- Data extract:
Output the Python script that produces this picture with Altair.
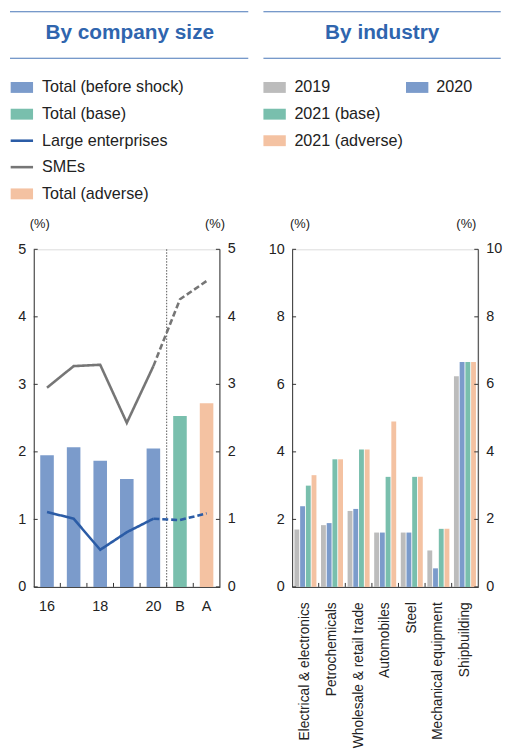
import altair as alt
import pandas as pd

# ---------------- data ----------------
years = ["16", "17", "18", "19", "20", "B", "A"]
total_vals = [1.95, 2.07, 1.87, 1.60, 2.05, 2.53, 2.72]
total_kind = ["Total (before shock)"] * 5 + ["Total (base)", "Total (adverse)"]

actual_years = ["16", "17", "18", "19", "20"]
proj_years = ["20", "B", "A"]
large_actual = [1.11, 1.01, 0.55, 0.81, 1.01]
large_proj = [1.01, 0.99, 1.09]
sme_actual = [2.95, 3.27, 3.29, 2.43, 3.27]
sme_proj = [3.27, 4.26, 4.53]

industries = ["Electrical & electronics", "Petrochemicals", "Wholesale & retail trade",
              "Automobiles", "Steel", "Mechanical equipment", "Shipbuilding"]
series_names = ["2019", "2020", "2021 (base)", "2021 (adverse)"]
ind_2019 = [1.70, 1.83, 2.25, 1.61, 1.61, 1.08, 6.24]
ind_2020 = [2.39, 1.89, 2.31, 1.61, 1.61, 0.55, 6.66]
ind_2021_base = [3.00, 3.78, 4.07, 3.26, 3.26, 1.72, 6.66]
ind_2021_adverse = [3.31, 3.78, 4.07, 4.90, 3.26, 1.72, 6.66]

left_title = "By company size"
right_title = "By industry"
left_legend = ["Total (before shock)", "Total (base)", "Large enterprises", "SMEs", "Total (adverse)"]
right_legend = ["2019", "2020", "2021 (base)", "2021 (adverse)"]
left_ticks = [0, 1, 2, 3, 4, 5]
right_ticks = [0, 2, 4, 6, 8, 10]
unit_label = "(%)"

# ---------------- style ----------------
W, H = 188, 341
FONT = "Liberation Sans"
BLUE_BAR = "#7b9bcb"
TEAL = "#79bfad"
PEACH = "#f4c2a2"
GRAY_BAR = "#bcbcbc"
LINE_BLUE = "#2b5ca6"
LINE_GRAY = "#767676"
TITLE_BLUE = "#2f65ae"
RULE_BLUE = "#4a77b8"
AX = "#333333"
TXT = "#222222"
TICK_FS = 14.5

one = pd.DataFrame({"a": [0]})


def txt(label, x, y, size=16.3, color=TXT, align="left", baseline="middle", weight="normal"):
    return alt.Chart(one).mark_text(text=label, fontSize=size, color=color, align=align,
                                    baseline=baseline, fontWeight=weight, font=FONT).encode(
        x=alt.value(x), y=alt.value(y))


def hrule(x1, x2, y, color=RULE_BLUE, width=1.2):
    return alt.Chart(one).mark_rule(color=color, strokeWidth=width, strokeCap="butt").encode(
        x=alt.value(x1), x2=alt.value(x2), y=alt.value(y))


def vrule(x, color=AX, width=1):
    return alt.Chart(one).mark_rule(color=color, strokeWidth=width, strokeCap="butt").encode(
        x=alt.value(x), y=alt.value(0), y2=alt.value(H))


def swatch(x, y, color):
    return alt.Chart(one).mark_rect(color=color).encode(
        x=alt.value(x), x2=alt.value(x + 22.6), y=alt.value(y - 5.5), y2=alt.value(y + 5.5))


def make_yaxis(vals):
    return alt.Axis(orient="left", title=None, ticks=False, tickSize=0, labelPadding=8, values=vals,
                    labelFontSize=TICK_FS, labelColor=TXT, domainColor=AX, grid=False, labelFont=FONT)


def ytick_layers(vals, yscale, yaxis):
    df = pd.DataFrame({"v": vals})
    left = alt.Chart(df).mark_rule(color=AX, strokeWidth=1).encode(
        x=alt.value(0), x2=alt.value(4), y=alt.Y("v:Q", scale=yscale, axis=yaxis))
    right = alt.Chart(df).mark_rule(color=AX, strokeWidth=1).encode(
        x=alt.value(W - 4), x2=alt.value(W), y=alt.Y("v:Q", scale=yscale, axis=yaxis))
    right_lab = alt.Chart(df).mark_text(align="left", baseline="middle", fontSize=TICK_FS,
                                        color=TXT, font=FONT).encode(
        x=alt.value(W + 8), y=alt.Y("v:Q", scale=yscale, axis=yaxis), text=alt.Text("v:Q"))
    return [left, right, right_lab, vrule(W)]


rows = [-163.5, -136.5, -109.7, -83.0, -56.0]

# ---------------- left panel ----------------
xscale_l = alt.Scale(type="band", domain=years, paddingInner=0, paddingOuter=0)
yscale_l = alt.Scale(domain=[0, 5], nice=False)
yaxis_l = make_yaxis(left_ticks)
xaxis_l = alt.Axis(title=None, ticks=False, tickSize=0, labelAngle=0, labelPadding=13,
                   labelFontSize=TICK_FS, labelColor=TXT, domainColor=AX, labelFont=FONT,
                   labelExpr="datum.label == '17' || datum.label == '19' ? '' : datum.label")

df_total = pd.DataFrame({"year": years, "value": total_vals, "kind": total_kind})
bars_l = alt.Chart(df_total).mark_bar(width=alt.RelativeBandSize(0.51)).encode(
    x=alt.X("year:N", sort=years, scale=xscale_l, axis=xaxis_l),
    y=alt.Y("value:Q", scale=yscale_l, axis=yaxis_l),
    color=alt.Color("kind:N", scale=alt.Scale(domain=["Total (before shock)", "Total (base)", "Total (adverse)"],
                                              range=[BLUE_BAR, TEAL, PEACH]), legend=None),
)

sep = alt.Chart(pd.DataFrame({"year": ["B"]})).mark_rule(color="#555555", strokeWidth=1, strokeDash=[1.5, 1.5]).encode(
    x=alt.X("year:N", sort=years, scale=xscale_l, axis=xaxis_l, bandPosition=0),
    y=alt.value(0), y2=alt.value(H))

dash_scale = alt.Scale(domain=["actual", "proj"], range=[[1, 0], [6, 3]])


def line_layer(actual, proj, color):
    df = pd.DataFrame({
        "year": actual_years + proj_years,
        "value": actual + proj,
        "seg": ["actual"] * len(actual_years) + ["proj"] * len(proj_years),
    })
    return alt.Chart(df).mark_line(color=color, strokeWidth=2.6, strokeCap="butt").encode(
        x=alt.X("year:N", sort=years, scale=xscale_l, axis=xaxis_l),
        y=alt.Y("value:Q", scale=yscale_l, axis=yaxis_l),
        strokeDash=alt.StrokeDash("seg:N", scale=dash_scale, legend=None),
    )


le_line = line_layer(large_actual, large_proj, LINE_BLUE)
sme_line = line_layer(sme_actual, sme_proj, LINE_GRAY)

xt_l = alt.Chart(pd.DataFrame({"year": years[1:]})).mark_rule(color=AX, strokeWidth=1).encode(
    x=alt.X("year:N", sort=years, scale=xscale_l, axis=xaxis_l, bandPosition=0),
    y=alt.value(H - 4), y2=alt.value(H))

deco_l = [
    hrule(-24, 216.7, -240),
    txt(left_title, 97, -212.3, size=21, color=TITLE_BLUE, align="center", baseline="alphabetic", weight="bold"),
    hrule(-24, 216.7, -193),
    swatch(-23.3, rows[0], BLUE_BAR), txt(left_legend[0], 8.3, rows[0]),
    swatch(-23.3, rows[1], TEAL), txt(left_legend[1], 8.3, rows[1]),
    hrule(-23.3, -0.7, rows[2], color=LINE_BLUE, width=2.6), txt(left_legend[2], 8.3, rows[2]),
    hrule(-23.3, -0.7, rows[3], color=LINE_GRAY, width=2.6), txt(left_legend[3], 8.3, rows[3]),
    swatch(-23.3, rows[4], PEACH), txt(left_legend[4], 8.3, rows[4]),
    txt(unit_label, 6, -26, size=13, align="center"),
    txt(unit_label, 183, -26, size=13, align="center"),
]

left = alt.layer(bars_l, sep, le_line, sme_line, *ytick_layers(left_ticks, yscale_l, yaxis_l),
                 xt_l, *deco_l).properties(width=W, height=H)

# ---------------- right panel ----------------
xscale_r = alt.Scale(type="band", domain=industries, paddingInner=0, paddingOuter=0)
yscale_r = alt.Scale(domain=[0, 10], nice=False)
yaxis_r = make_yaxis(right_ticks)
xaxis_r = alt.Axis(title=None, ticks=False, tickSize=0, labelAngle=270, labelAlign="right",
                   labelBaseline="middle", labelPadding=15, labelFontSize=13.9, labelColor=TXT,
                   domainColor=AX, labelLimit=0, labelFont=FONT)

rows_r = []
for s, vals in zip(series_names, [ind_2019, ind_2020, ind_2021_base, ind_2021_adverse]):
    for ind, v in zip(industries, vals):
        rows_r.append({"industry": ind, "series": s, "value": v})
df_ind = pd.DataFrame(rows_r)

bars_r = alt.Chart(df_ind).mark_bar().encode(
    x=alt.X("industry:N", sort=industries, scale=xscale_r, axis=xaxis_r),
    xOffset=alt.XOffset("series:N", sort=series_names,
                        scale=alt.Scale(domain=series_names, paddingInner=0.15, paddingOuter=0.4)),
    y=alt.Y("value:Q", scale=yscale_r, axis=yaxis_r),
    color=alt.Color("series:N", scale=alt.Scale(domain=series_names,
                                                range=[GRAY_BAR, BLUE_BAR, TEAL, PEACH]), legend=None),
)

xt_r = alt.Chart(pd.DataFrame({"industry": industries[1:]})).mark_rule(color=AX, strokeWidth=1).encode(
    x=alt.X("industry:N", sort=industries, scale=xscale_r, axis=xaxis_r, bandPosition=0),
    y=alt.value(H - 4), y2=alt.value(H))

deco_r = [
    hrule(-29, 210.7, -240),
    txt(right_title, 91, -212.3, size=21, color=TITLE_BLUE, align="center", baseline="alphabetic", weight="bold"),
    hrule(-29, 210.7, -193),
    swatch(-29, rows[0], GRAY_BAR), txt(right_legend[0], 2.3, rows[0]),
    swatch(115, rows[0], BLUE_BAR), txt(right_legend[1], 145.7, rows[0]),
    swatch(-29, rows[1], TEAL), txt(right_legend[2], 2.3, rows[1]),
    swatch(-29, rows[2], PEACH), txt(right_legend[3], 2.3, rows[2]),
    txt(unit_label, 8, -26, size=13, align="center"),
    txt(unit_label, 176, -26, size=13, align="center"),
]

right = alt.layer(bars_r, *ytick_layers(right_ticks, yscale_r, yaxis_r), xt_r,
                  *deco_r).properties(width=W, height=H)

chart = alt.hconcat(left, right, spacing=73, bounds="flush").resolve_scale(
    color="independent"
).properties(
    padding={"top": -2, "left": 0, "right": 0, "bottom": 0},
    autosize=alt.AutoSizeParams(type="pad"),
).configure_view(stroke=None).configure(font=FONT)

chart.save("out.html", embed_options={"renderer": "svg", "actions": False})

- Exercise:
Set the lines above down again, word for word, from the first through the one containing "sme_proj = [3.27, 4.26, 4.53]"; pictures excluded.

- Correct result:
Output the Python script that produces this picture with Altair.
import altair as alt
import pandas as pd

# ---------------- data ----------------
years = ["16", "17", "18", "19", "20", "B", "A"]
total_vals = [1.95, 2.07, 1.87, 1.60, 2.05, 2.53, 2.72]
total_kind = ["Total (before shock)"] * 5 + ["Total (base)", "Total (adverse)"]

actual_years = ["16", "17", "18", "19", "20"]
proj_years = ["20", "B", "A"]
large_actual = [1.11, 1.01, 0.55, 0.81, 1.01]
large_proj = [1.01, 0.99, 1.09]
sme_actual = [2.95, 3.27, 3.29, 2.43, 3.27]
sme_proj = [3.27, 4.26, 4.53]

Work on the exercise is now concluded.